■ Work required: Copy out the listing that follows exactly, dropping every picture.

** Start of Supplied material **

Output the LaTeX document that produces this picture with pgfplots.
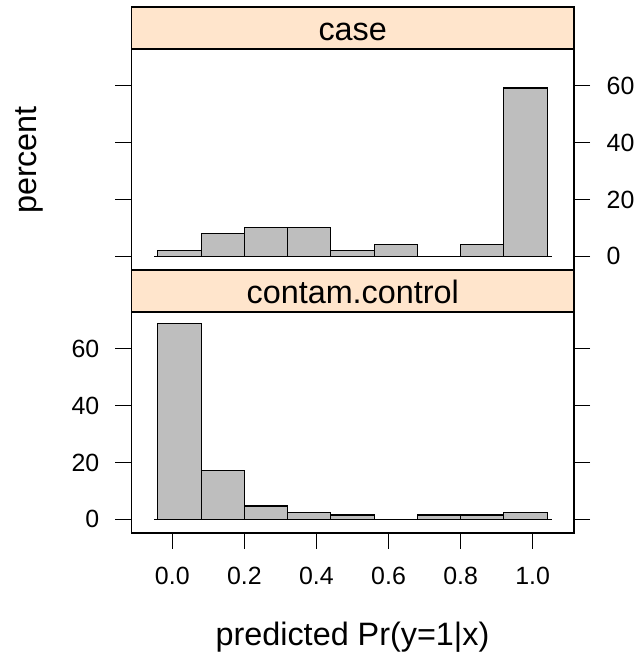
\documentclass[border=0pt]{standalone}
\usepackage{fontspec}
\setmainfont{Liberation Sans}
\usepackage{pgfplots}
\pgfplotsset{compat=1.18}
\definecolor{stripcol}{HTML}{FFE5CC}
\definecolor{bargray}{HTML}{BEBEBE}
\begin{document}
\begin{tikzpicture}
\useasboundingbox (0,0) rectangle (637bp,653bp);
\pgfplotsset{
  panel/.style={
    anchor=south west, scale only axis, width=442.5bp, height=221bp,
    xmin=-0.1132, xmax=1.1146, ymin=-4.8, ymax=72.9,
    axis line style={line width=1.2bp},
    every tick/.style={black, line width=1.2bp},
    major tick length=16bp, tick align=outside,
    ytick={0,20,40,60},
    /pgf/number format/assume math mode=true,
    tick label style={font=\fontsize{25}{30}\selectfont, inner sep=0pt},
  }
}
% top panel: case
\begin{axis}[panel, at={(131.5bp,383bp)},
  xtick=\empty,
  yticklabel pos=right, ytick pos=both,
  yticklabel style={xshift=16.5bp},
]
\addplot[black, line width=1.2bp] coordinates {(-0.05,0) (1.054,0)};
\addplot[ybar interval, fill=bargray, draw=black, line width=1.2bp] coordinates {
(-0.04,2.04) (0.08,8.16) (0.20,10.20) (0.32,10.20) (0.44,2.04) (0.56,4.08) (0.68,0) (0.80,4.08) (0.92,59.18) (1.04,0)};
\end{axis}
% bottom panel: contam.control
\begin{axis}[panel, at={(131.5bp,120bp)},
  xtick={0,0.2,0.4,0.6,0.8,1}, xtick pos=bottom,
  xticklabel style={yshift=-18bp, /pgf/number format/.cd, fixed, fixed zerofill, precision=1},
  yticklabel pos=left, ytick pos=both,
  yticklabel style={xshift=-16bp},
]
\addplot[black, line width=1.2bp] coordinates {(-0.05,0) (1.054,0)};
\addplot[ybar interval, fill=bargray, draw=black, line width=1.2bp] coordinates {
(-0.04,68.75) (0.08,17.19) (0.20,4.69) (0.32,2.34) (0.44,1.56) (0.56,0) (0.68,1.56) (0.80,1.56) (0.92,2.34) (1.04,0)};
\end{axis}
% strips
\draw[fill=stripcol, line width=1.2bp] (131.5bp,604bp) rectangle (574bp,646bp);
\draw[fill=stripcol, line width=1.2bp] (131.5bp,341bp) rectangle (574bp,383bp);
\node[anchor=base, inner sep=0pt, font=\fontsize{32.5}{38}\selectfont] at (352.75bp,612.7bp) {case};
\node[anchor=base, inner sep=0pt, font=\fontsize{32.5}{38}\selectfont] at (352.75bp,349.7bp) {contam.control};
\node[rotate=90, anchor=base, inner sep=0pt, font=\fontsize{32.5}{38}\selectfont] at (36bp,493bp) {percent};
\node[anchor=base, inner sep=0pt, font=\fontsize{32.5}{38}\selectfont] at (352.5bp,8bp) {predicted Pr(y=1|x)};
\end{tikzpicture}
\end{document}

** End of Supplied material **

■ Response for this exercise:
Output the LaTeX document that produces this picture with pgfplots.
\documentclass[border=0pt]{standalone}
\usepackage{fontspec}
\setmainfont{Liberation Sans}
\usepackage{pgfplots}
\pgfplotsset{compat=1.18}
\definecolor{stripcol}{HTML}{FFE5CC}
\definecolor{bargray}{HTML}{BEBEBE}
\begin{document}
\begin{tikzpicture}
\useasboundingbox (0,0) rectangle (637bp,653bp);
\pgfplotsset{
  panel/.style={
    anchor=south west, scale only axis, width=442.5bp, height=221bp,
    xmin=-0.1132, xmax=1.1146, ymin=-4.8, ymax=72.9,
    axis line style={line width=1.2bp},
    every tick/.style={black, line width=1.2bp},
    major tick length=16bp, tick align=outside,
    ytick={0,20,40,60},
    /pgf/number format/assume math mode=true,
    tick label style={font=\fontsize{25}{30}\selectfont, inner sep=0pt},
  }
}
% top panel: case
\begin{axis}[panel, at={(131.5bp,383bp)},
  xtick=\empty,
  yticklabel pos=right, ytick pos=both,
  yticklabel style={xshift=16.5bp},
]
\addplot[black, line width=1.2bp] coordinates {(-0.05,0) (1.054,0)};
\addplot[ybar interval, fill=bargray, draw=black, line width=1.2bp] coordinates {
(-0.04,2.04) (0.08,8.16) (0.20,10.20) (0.32,10.20) (0.44,2.04) (0.56,4.08) (0.68,0) (0.80,4.08) (0.92,59.18) (1.04,0)};
\end{axis}
% bottom panel: contam.control
\begin{axis}[panel, at={(131.5bp,120bp)},
  xtick={0,0.2,0.4,0.6,0.8,1}, xtick pos=bottom,
  xticklabel style={yshift=-18bp, /pgf/number format/.cd, fixed, fixed zerofill, precision=1},
  yticklabel pos=left, ytick pos=both,
  yticklabel style={xshift=-16bp},
]
\addplot[black, line width=1.2bp] coordinates {(-0.05,0) (1.054,0)};
\addplot[ybar interval, fill=bargray, draw=black, line width=1.2bp] coordinates {
(-0.04,68.75) (0.08,17.19) (0.20,4.69) (0.32,2.34) (0.44,1.56) (0.56,0) (0.68,1.56) (0.80,1.56) (0.92,2.34) (1.04,0)};
\end{axis}
% strips
\draw[fill=stripcol, line width=1.2bp] (131.5bp,604bp) rectangle (574bp,646bp);
\draw[fill=stripcol, line width=1.2bp] (131.5bp,341bp) rectangle (574bp,383bp);
\node[anchor=base, inner sep=0pt, font=\fontsize{32.5}{38}\selectfont] at (352.75bp,612.7bp) {case};
\node[anchor=base, inner sep=0pt, font=\fontsize{32.5}{38}\selectfont] at (352.75bp,349.7bp) {contam.control};
\node[rotate=90, anchor=base, inner sep=0pt, font=\fontsize{32.5}{38}\selectfont] at (36bp,493bp) {percent};
\node[anchor=base, inner sep=0pt, font=\fontsize{32.5}{38}\selectfont] at (352.5bp,8bp) {predicted Pr(y=1|x)};
\end{tikzpicture}
\end{document}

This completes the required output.